# INSTRUCTION
Can you set down, exactly as they appear below, the lines from the opening of the material through the one bearing "const markerLevel = [64.2, 50.3];", minus the pictures?

# SUPPLIED DATA

* * * * * * *

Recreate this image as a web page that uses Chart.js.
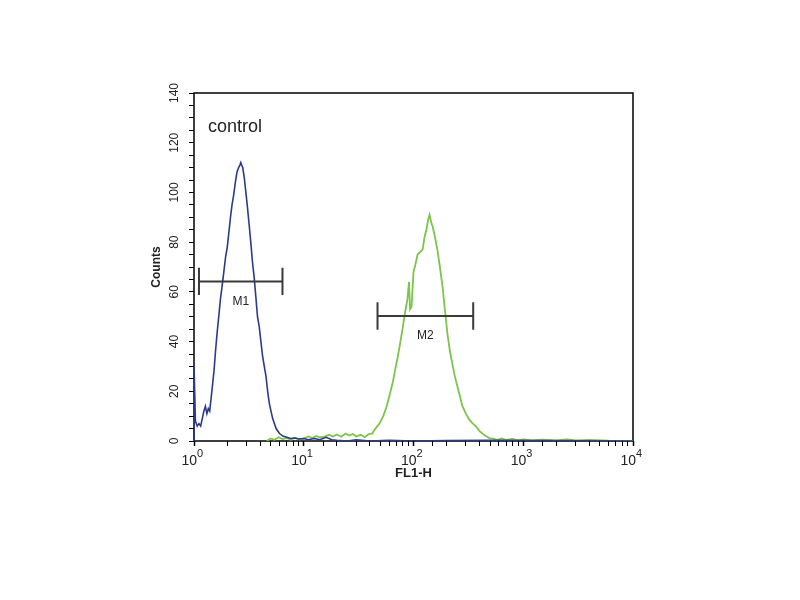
<!DOCTYPE html>
<html>
<head>
<meta charset="utf-8">
<script src="https://cdn.jsdelivr.net/npm/chart.js@4.4.1/dist/chart.umd.min.js"></script>
<style>
  html, body { margin: 0; padding: 0; background: #fff; }
  #wrap { width: 800px; height: 600px; }
</style>
</head>
<body>
<div id="wrap"><canvas id="chart" width="800" height="600"></canvas></div>
<script>
// control histogram (blue), FL1-H channel value vs counts
const blueFL = [1.0, 1.0, 1.03, 1.07, 1.11, 1.15, 1.19, 1.23, 1.27, 1.31, 1.35, 1.39, 1.43, 1.47,
  1.52, 1.57, 1.62, 1.68, 1.74, 1.80, 1.87, 1.94, 2.01, 2.08, 2.15, 2.22, 2.30, 2.38, 2.46,
  2.55, 2.62, 2.67, 2.72, 2.78, 2.87, 2.97, 3.07, 3.18, 3.29, 3.41, 3.53, 3.66, 3.79, 3.93,
  4.07, 4.22, 4.37, 4.53, 4.69, 4.86, 5.03, 5.21, 5.40, 5.60, 5.80, 6.01, 6.45, 7.0, 7.6,
  8.3, 9.0, 10, 11, 12.5, 14, 16, 18, 20, 25, 30, 40, 60, 100, 200, 500, 10000];
const blueCounts = [0, 31, 8, 6, 7, 6, 9, 12, 14, 11, 13, 12, 17, 22,
  28, 36, 43, 50, 57, 62, 68, 74, 78, 84, 90, 95, 99, 104, 108,
  110, 111, 112, 111, 110, 106, 100, 94, 87, 80, 72, 66, 58, 50, 46,
  40, 34, 30, 26, 20, 15, 12, 9, 7, 5, 4, 3, 2, 1.5, 1,
  1.2, 0.8, 1, 0.5, 1, 0.5, 1.5, 0.5, 0.3, 0, 0.5, 0, 0.3, 0, 0.2, 0.3, 0];

// stained sample histogram (green)
const greenFL = [4.6, 5.0, 5.4, 5.9, 6.4, 7.0, 7.6, 8.3, 9.1, 10, 11, 12, 13, 14, 15.5, 17,
  18.5, 20, 22, 24, 26, 28, 30, 33, 36, 39, 42, 45, 49, 53, 57, 61, 65, 69, 72, 76, 80,
  84, 88, 91, 93, 96, 100, 104, 109, 115, 121, 126, 131, 136, 140, 145, 150, 157, 165,
  174, 184, 194, 204, 215, 226, 238, 251, 265, 279, 300, 323, 348, 374, 400, 424, 455,
  491, 530, 580, 640, 700, 800, 900, 1000, 1200, 1500, 2000, 2500, 3000, 4000, 6000, 10000];
const greenCounts = [0, 1, 0.5, 1.5, 0.8, 1.2, 0.5, 1.3, 0.7, 1, 1.8, 1.2, 2, 1.5, 1.8, 2.5,
  1.8, 2.6, 1.7, 3, 2.2, 2.8, 1.8, 2.5, 1.5, 2.8, 3, 5, 7, 10, 14, 19, 24, 30, 34, 40, 46,
  52, 57, 64, 53, 54, 68, 71, 75, 76, 77, 82, 85, 89, 91, 88, 86, 82, 77,
  70, 62, 52, 43, 36, 31, 26, 22, 18, 14, 11, 8.5, 7, 5.7, 4, 3, 2,
  1.2, 1, 0.5, 1, 0.4, 0.8, 0.3, 0.6, 0.2, 0.5, 0.2, 0.6, 0.2, 0.4, 0.1, 0];

// range markers
const markerNames = ['M1', 'M2'];
const markerLo = [1.11, 47];
const markerHi = [6.4, 350];
const markerLevel = [64.2, 50.3];

// axis ticks
const countTicks = [0, 20, 40, 60, 80, 100, 120, 140];
const decadeTicks = [1, 10, 100, 1000, 10000];
const decadeExp = ['0', '1', '2', '3', '4'];

const FONT = '"Liberation Sans", Arial, sans-serif';
const INK = '#222';

const toPoints = (xs, ys) => xs.map((x, i) => ({x, y: ys[i]}));

function markerPoints(i) {
  const cap = 5.5;
  return [
    {x: markerLo[i], y: markerLevel[i] - cap}, {x: markerLo[i], y: markerLevel[i] + cap},
    {x: markerLo[i], y: null},
    {x: markerLo[i], y: markerLevel[i]}, {x: markerHi[i], y: markerLevel[i]},
    {x: markerHi[i], y: null},
    {x: markerHi[i], y: markerLevel[i] - cap}, {x: markerHi[i], y: markerLevel[i] + cap}
  ];
}

const markerSets = markerNames.map((name, i) => ({
  label: name,
  data: markerPoints(i),
  borderColor: '#3a3a3a',
  borderWidth: 2,
  pointRadius: 0,
  spanGaps: false
}));

// frame under the curves, then rotated y labels, superscript x labels, annotations
const decorations = {
  id: 'decorations',
  beforeDatasetsDraw(chart) {
    const {ctx, chartArea: a} = chart;
    ctx.save();
    ctx.strokeStyle = '#000';
    ctx.lineWidth = 1.5;
    ctx.strokeRect(a.left, a.top, a.right - a.left, a.bottom - a.top);
    ctx.restore();
  },
  afterDraw(chart) {
    const {ctx, chartArea: a, scales: {x, y}} = chart;
    ctx.save();
    ctx.fillStyle = INK;
    ctx.textAlign = 'center';
    ctx.textBaseline = 'middle';
    ctx.font = '12px ' + FONT;
    countTicks.forEach(v => {
      ctx.save();
      ctx.translate(a.left - 19, y.getPixelForValue(v));
      ctx.rotate(-Math.PI / 2);
      ctx.fillText(String(v), 0, 0);
      ctx.restore();
    });

    decadeTicks.forEach((v, i) => {
      const px = x.getPixelForValue(v);
      ctx.font = '14px ' + FONT;
      ctx.textAlign = 'right';
      ctx.fillText('10', px + 3, a.bottom + 20);
      ctx.textAlign = 'left';
      ctx.font = '11px ' + FONT;
      ctx.fillText(decadeExp[i], px + 3, a.bottom + 13);
    });

    ctx.textAlign = 'left';
    ctx.font = '18px ' + FONT;
    ctx.fillText('control', a.left + 14, a.top + 34);

    ctx.textAlign = 'center';
    ctx.font = '12px ' + FONT;
    markerNames.forEach((name, i) => {
      const mid = Math.sqrt(markerLo[i] * markerHi[i]);
      ctx.fillText(name, x.getPixelForValue(mid), y.getPixelForValue(markerLevel[i]) + 20);
    });
    ctx.restore();
  }
};

new Chart(document.getElementById('chart'), {
  type: 'line',
  data: {
    datasets: [
      ...markerSets,
      {
        label: 'control',
        data: toPoints(blueFL, blueCounts),
        borderColor: '#2c3a8e',
        borderWidth: 1.6,
        pointRadius: 0
      },
      {
        label: 'sample',
        data: toPoints(greenFL, greenCounts),
        borderColor: '#7cc44c',
        borderWidth: 1.8,
        pointRadius: 0
      }
    ]
  },
  options: {
    responsive: false,
    animation: false,
    devicePixelRatio: 1,
    layout: {padding: {left: 140, right: 167, top: 93, bottom: 114}},
    plugins: {legend: {display: false}, tooltip: {enabled: false}},
    scales: {
      x: {
        type: 'logarithmic',
        min: 1,
        max: 10000,
        border: {display: false},
        grid: {drawOnChartArea: false, tickLength: 5, tickColor: '#000',
          tickWidth: c => (c.tick && c.tick.major ? 1.5 : 1)},
        ticks: {display: false, autoSkip: false, major: {enabled: true}},
        title: {display: true, text: 'FL1-H', color: INK,
          font: {family: FONT, size: 13, weight: 'bold'}, padding: {top: 0, bottom: 5}},
        afterFit: s => { s.height = 45; }
      },
      y: {
        type: 'linear',
        min: 0,
        max: 140,
        border: {display: false},
        grid: {drawOnChartArea: false, tickLength: 5, tickColor: '#000'},
        ticks: {display: false, stepSize: 5, autoSkip: false},
        title: {display: true, text: 'Counts', color: INK,
          font: {family: FONT, size: 12, weight: 'bold'}, padding: {top: 9, bottom: 0}},
        afterFit: s => { s.width = 54; }
      }
    }
  },
  plugins: [decorations]
});
</script>
</body>
</html>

* * * * * * *

# ANSWER FOR THE TASK
Recreate this image as a web page that uses Chart.js.
<!DOCTYPE html>
<html>
<head>
<meta charset="utf-8">
<script src="https://cdn.jsdelivr.net/npm/chart.js@4.4.1/dist/chart.umd.min.js"></script>
<style>
  html, body { margin: 0; padding: 0; background: #fff; }
  #wrap { width: 800px; height: 600px; }
</style>
</head>
<body>
<div id="wrap"><canvas id="chart" width="800" height="600"></canvas></div>
<script>
// control histogram (blue), FL1-H channel value vs counts
const blueFL = [1.0, 1.0, 1.03, 1.07, 1.11, 1.15, 1.19, 1.23, 1.27, 1.31, 1.35, 1.39, 1.43, 1.47,
  1.52, 1.57, 1.62, 1.68, 1.74, 1.80, 1.87, 1.94, 2.01, 2.08, 2.15, 2.22, 2.30, 2.38, 2.46,
  2.55, 2.62, 2.67, 2.72, 2.78, 2.87, 2.97, 3.07, 3.18, 3.29, 3.41, 3.53, 3.66, 3.79, 3.93,
  4.07, 4.22, 4.37, 4.53, 4.69, 4.86, 5.03, 5.21, 5.40, 5.60, 5.80, 6.01, 6.45, 7.0, 7.6,
  8.3, 9.0, 10, 11, 12.5, 14, 16, 18, 20, 25, 30, 40, 60, 100, 200, 500, 10000];
const blueCounts = [0, 31, 8, 6, 7, 6, 9, 12, 14, 11, 13, 12, 17, 22,
  28, 36, 43, 50, 57, 62, 68, 74, 78, 84, 90, 95, 99, 104, 108,
  110, 111, 112, 111, 110, 106, 100, 94, 87, 80, 72, 66, 58, 50, 46,
  40, 34, 30, 26, 20, 15, 12, 9, 7, 5, 4, 3, 2, 1.5, 1,
  1.2, 0.8, 1, 0.5, 1, 0.5, 1.5, 0.5, 0.3, 0, 0.5, 0, 0.3, 0, 0.2, 0.3, 0];

// stained sample histogram (green)
const greenFL = [4.6, 5.0, 5.4, 5.9, 6.4, 7.0, 7.6, 8.3, 9.1, 10, 11, 12, 13, 14, 15.5, 17,
  18.5, 20, 22, 24, 26, 28, 30, 33, 36, 39, 42, 45, 49, 53, 57, 61, 65, 69, 72, 76, 80,
  84, 88, 91, 93, 96, 100, 104, 109, 115, 121, 126, 131, 136, 140, 145, 150, 157, 165,
  174, 184, 194, 204, 215, 226, 238, 251, 265, 279, 300, 323, 348, 374, 400, 424, 455,
  491, 530, 580, 640, 700, 800, 900, 1000, 1200, 1500, 2000, 2500, 3000, 4000, 6000, 10000];
const greenCounts = [0, 1, 0.5, 1.5, 0.8, 1.2, 0.5, 1.3, 0.7, 1, 1.8, 1.2, 2, 1.5, 1.8, 2.5,
  1.8, 2.6, 1.7, 3, 2.2, 2.8, 1.8, 2.5, 1.5, 2.8, 3, 5, 7, 10, 14, 19, 24, 30, 34, 40, 46,
  52, 57, 64, 53, 54, 68, 71, 75, 76, 77, 82, 85, 89, 91, 88, 86, 82, 77,
  70, 62, 52, 43, 36, 31, 26, 22, 18, 14, 11, 8.5, 7, 5.7, 4, 3, 2,
  1.2, 1, 0.5, 1, 0.4, 0.8, 0.3, 0.6, 0.2, 0.5, 0.2, 0.6, 0.2, 0.4, 0.1, 0];

// range markers
const markerNames = ['M1', 'M2'];
const markerLo = [1.11, 47];
const markerHi = [6.4, 350];
const markerLevel = [64.2, 50.3];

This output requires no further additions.